The Labour Law Amendment Bill 2026 represents one of the most consequential shifts in South African employment regulation in over a decade. While much of the attention has focused on procedural updates and thresholds, the real story lies in the financial and structural implications for employers.
The proposed increase in statutory severance pay from one week to two weeks per completed year of service fundamentally alters the economics of retrenchment. What was previously a manageable cost line item now becomes a material financial event. For long serving employees, this effectively doubles the exit liability overnight. For organisations considering restructuring, downsizing, or operational realignment, the cost barrier to action has increased significantly.

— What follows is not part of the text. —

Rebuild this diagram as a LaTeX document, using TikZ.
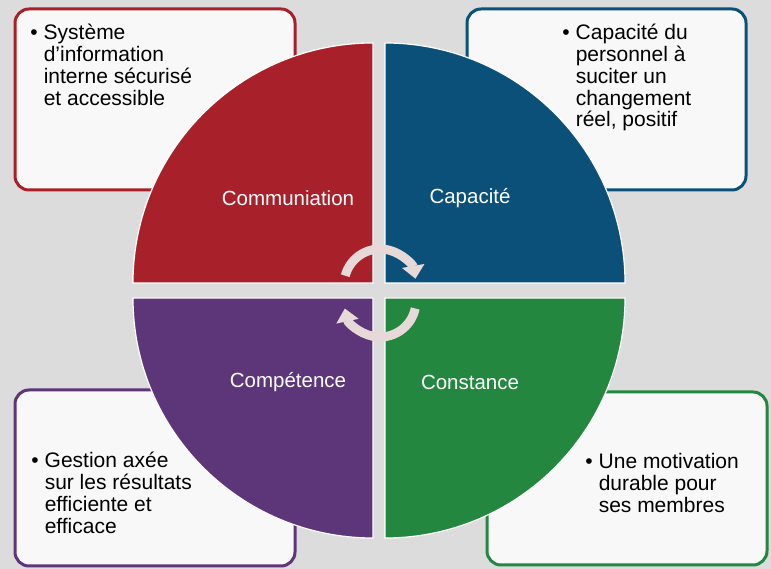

This change does more than raise costs. It forces better decision making. Retrenchment can no longer be treated as a reactive tool to correct short term financial pressure. It must be forecasted, modelled, and justified at an executive level. Workforce planning now requires a forward-looking view of headcount, productivity, and revenue alignment, because the cost of getting it wrong has doubled.

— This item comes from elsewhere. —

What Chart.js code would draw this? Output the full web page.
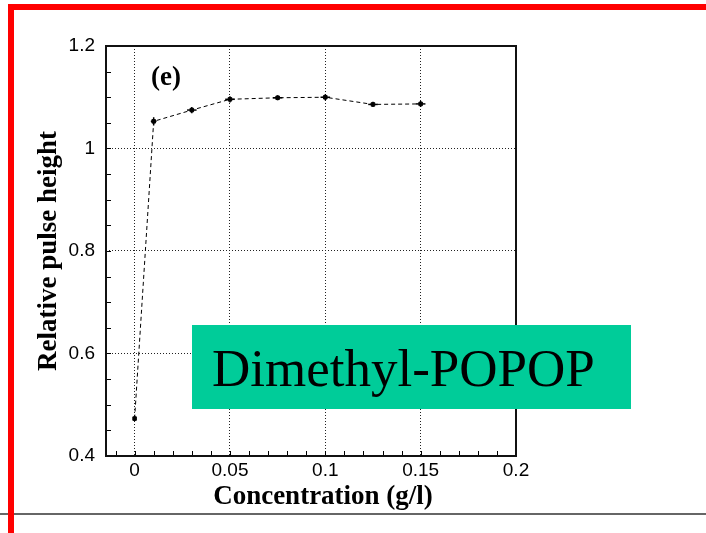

The introduction of the R1.8 million earnings threshold for reinstatement does offer some relief, particularly for senior roles. However, this should not be misunderstood as a simplification of risk. It creates a two-tier system where high earning employees may be excluded from reinstatement remedies but remain fully entitled to compensation claims. In practice, this shifts disputes from reinstatement to financial damages, which can still be substantial and complex to defend.
At the same time, the Bill expands the definition of who qualifies as an employee. This is where the risk multiplies quietly but significantly. The inclusion of on call workers, platform-based workers, and other nontraditional arrangements signals a clear intent by regulators to close the gap between formal employment and the gig economy.
The legal test is no longer what is written in the contract. It is how the relationship operates in reality. If your business controls when the individual works, how the work is performed, what tools are used, and integrates that individual into your core operations, the likelihood is high that they will be deemed an employee regardless of the label you have assigned.
For businesses that rely on freelancers, consultants, or zero-hour arrangements, this creates a potential hidden liability. Misclassification claims could trigger backdated obligations including leave pay, overtime, UIF contributions, and even severance. What looks like a flexible cost saving model today could convert into a significant financial exposure under scrutiny.
This is not just a legal issue. It is a governance issue. Boards and executives need visibility on the true structure of their workforce, including all external engagements that function like employment in practice. Procurement, HR, and legal teams can no longer operate in silos on this.
A proactive response requires a full audit of all independent contractor and service provider agreements. Not just from a documentation perspective, but from an operational one. How is work allocated? Who controls delivery? Is there genuine independence, or disguised employment? Where risks are identified, businesses must either restructure the relationship or absorb the compliance cost of formal employment.
Ultimately, the Bill signals a broader shift in regulatory intent. The state is moving toward closing loopholes, enforcing fair labour practices, and ensuring that flexibility does not come at the expense of worker protection. For employers, this means less room for grey areas and far greater accountability for how work is structured.
Those who act early can redesign their workforce models with intention. Those who ignore the shift may find themselves defending decisions that were never properly stress tested.
If your contractor’s status was challenged today, would your operational reality support your legal position or contradict it?